On the other hand, it's that flexibility and non-legalism that has defined my growth in Shingon. As the abbot of Chikurin-ji in Kochi puts it, "The Precepts are like the stone markers on the pilgrimage path. They mark our way and our progress and keep us from getting lost." It's exactly because of this gentle, gradual approach that I have been able to grow as a person since I began practicing Buddhism. For myself, a rigid legalistic approach would have set me up for failure, as it did when I was a young Catholic with a very black and white view of morality. 


Unfolding the certificate passed out to all participants at the end of the ceremony, I was surprised to find not a full list of the precepts we had taken, but an abbreviation: the Ten Good Precepts. 

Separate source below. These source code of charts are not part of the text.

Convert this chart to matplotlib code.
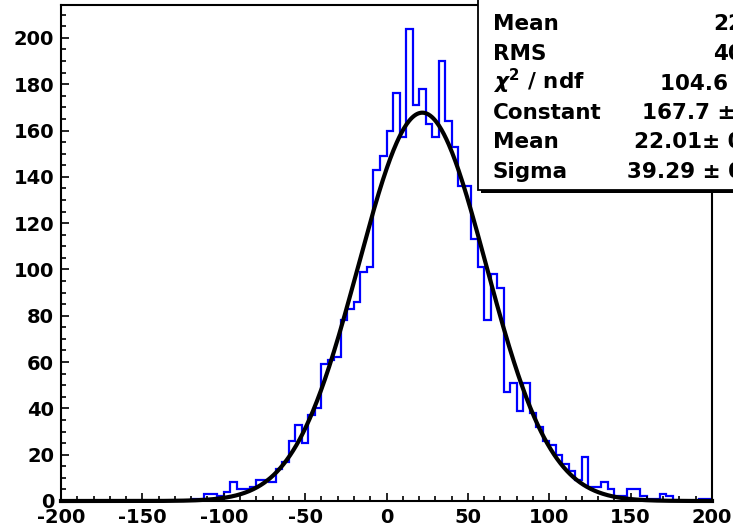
import numpy as np
import matplotlib.pyplot as plt
from matplotlib.patches import Rectangle
from matplotlib.ticker import MultipleLocator

plt.rcParams['font.family'] = 'DejaVu Sans'
plt.rcParams['font.weight'] = 'bold'
plt.rcParams['axes.unicode_minus'] = False

# histogram: 100 bins between -200 and 200
x_low, x_high, n_bins = -200, 200, 100
counts = [0] * 20 + [
    1, 1, 3, 3, 2, 4, 8, 5, 5, 6,
    9, 9, 8, 14, 17, 26, 33, 25, 37, 40,
    59, 61, 62, 78, 83, 86, 99, 101, 143, 149,
    160, 176, 157, 204, 171, 178, 163, 157, 190, 164,
    153, 136, 136, 113, 101, 78, 98, 92, 47, 51,
    39, 51, 38, 32, 26, 24, 20, 16, 13, 9,
    19, 6, 6, 8, 5, 2, 2, 5, 5, 2,
    1, 1, 3, 2, 0, 0, 0, 0, 1, 1,
]

# gaussian fit result
fit_const, fit_mean, fit_sigma = 167.7, 22.01, 39.29

stat_labels = ['Entries', 'Mean', 'RMS', r'$\chi^2$ / ndf', 'Constant', 'Mean', 'Sigma']
stat_values = [str(sum(counts)), '22.05', '40.17', '104.6 / 95',
               '167.7 ± 3.3', '22.01± 0.65', '39.29 ± 0.47']

W, H = 733, 528
fig = plt.figure(figsize=(W / 100, H / 100), dpi=100)
ax = fig.add_axes([61 / W, 1 - 501 / H, 651 / W, 496 / H])

edges = np.linspace(x_low, x_high, n_bins + 1)
ax.stairs(counts, edges, color='#0000ff', lw=1.6)

xs = np.linspace(x_low, x_high, 800)
ys = fit_const * np.exp(-0.5 * ((xs - fit_mean) / fit_sigma) ** 2)
ax.plot(xs, ys, color='black', lw=3, clip_on=False)

ax.set_xlim(x_low, x_high)
ax.set_ylim(0, 1.05 * max(counts))

ax.xaxis.set_major_locator(MultipleLocator(50))
ax.xaxis.set_minor_locator(MultipleLocator(10))
ax.yaxis.set_major_locator(MultipleLocator(20))
ax.yaxis.set_minor_locator(MultipleLocator(5))
ax.tick_params(which='both', direction='in', top=False, right=False, width=1.2)
ax.tick_params(which='major', length=6, labelsize=14, pad=5)
ax.tick_params(which='minor', length=3.3)
for s in ax.spines.values():
    s.set_linewidth(1.5)

# stats box with drop shadow
def px(x, y):
    return x / W, 1 - y / H

fig.add_artist(Rectangle(px(481, 193), (820 - 481) / W, 220 / H,
                         transform=fig.transFigure, facecolor='black', edgecolor='none'))
fig.add_artist(Rectangle(px(478, 190), (820 - 478) / W, 220 / H,
                         transform=fig.transFigure, facecolor='white',
                         edgecolor='black', lw=1.3))

for i, (lab, val) in enumerate(zip(stat_labels, stat_values)):
    y = -7.5 + 29.6 * i + 7.8
    fig.text(*px(493, y), lab, fontsize=15.5, ha='left', va='baseline')
    fig.text(*px(781, y), val, fontsize=15.5, ha='right', va='baseline')

fig.savefig('out.png', dpi=100)
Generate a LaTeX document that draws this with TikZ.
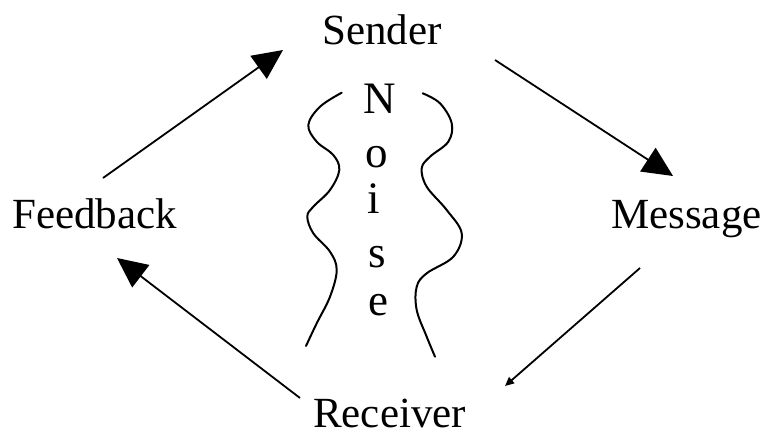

Often considered a distillation of the Bodhisattva Precepts which fully capture their spirit, this list appears in pretty much every Shingon prayer book out there as part of the a standard chanting service. I'd taken them on my first pilgrimage to Mt. Koya years before my ordination (an experience open to anyone interested). They are: 


Not to kill

Not to steal

Not to have improper sexual relations 

Not to speak dishonestly 

Not to speak to flatter 

Not to speak abusively 

Not to speak to cause discord 

Not to harbor thoughts of greed

Not to harbor anger 

Not to harbor delusion


Only Buddhas are perfect in these Ten Good Precepts; they are statements of aspiration, guiding all of us, lay and ordained, toward happiness and helpfulness by means of our body, speech, and mind. Jukai, as one priest put it, is a ritual of "planting the seeds of the precepts" in our minds. Though vast expanses of time may pass before these seeds find conditions to sprout in, with steady effort and faith, the seeds of these precepts bloom, in the mud of existence, into the lotus of awakening. I'm so grateful to have had this opportunity to plant those seeds.